Hello Nightflyer and welcome to the forum. So very sorry for your need to be here.
The crimes he committed effected my husband and I. Not physically injurious but economically and emotionally injurious.
This is a difficult situation. When our d cs become adults, go off the rails and make egregious choices, the ultimate ones including crimes against their own parents and family. It is all mind blowing, heart wrenching and completely unacceptable. YOU did not cause this, can't control it, or cure it, and can't change it. 33 is an adult. Our d cs grow up and make their own lives and choices. When drugs and addiction are involved, they become
unrecognizable. It is a pain like no other, I am so sorry for your aching Mommas heart.
He has always been a difficult child and we were not always able to handle him correctly. I have alot of guilt due to this and find myself depressed.
What is correctly? There are no instruction books within our heads in an instance where a d c is acting out and we are besides ourselves with everything that entails. I have times to look back on and wish I had controlled myself more, spent time reviewing and learned to forgive myself. We are only human and make mistakes. D cs, when younger and under our supervision, ramping it up and causing stressful situations, how is one supposed to act? It is a hard, hard road to travel. A loving child does not use our past parenting mistakes over and again to blame their choices on.
This is aptly called FOG (fear, obligation and guilt) and many of us have been engulfed in it at some point in time or another. D c's use this to manipulate us.

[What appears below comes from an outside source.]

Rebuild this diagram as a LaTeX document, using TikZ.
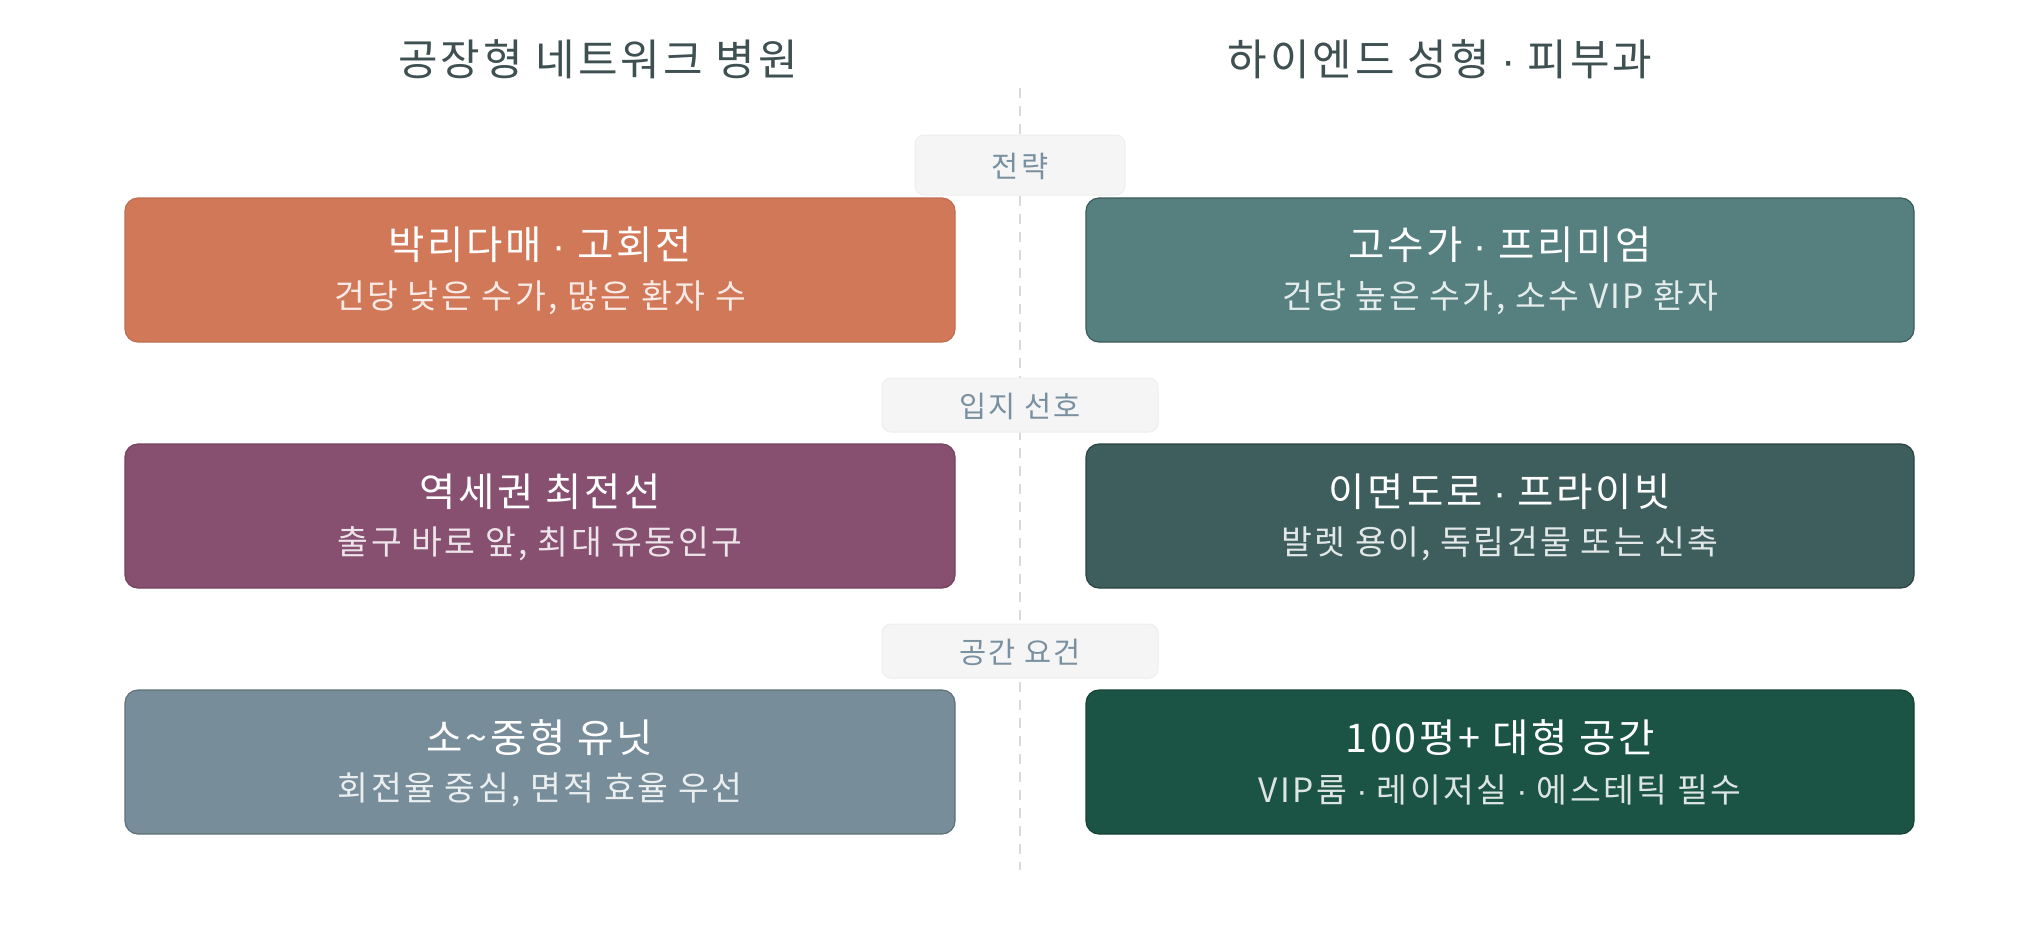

Please take action to help with your depression. It is very understandable under your circumstances. There is lots of help for parents like us who are facing this.
He blames us for all that has happened to him. I am glad I found this forum it has helped me already.
Awwwww, the blame game. Been through it many times. I fell into the trap of blaming myself, there were times I felt I could have done.....should have done......but that is retrospect. We all did the best jobs we could with what we had at the time. Our kids grow up and make their own lives. There are people who have been through far worse, and still walked the straight and narrow. Addiction is a disease, but drugs are a choice. Crime is a choice.
Our d cs blame us for their troubles because it makes it easier for them to continue as is, and to look in the mirror. Don't let your son manipulate you emotionally with blame. He is 100% responsible for his own actions as an adult. Period.
You did the right thing in not bailing him out. I wouldn't bail my two out. Sometimes, I wish they would go to jail. Three square meals and lots of time to think about life, and choices.
It is hard to watch our d cs take this road.
We matter, too.
You matter, Nightflyer.
You have the rest of your life to live, and life is short.
I am glad you found us.
Welcome to the little club that no one wants to be a member of, but, it is a good place to be for folks like us. No one here is an expert, just parents with similar stories, at different junctures on the journey.
Please know that you are not alone, and most of all, you deserve peace of heart and mind.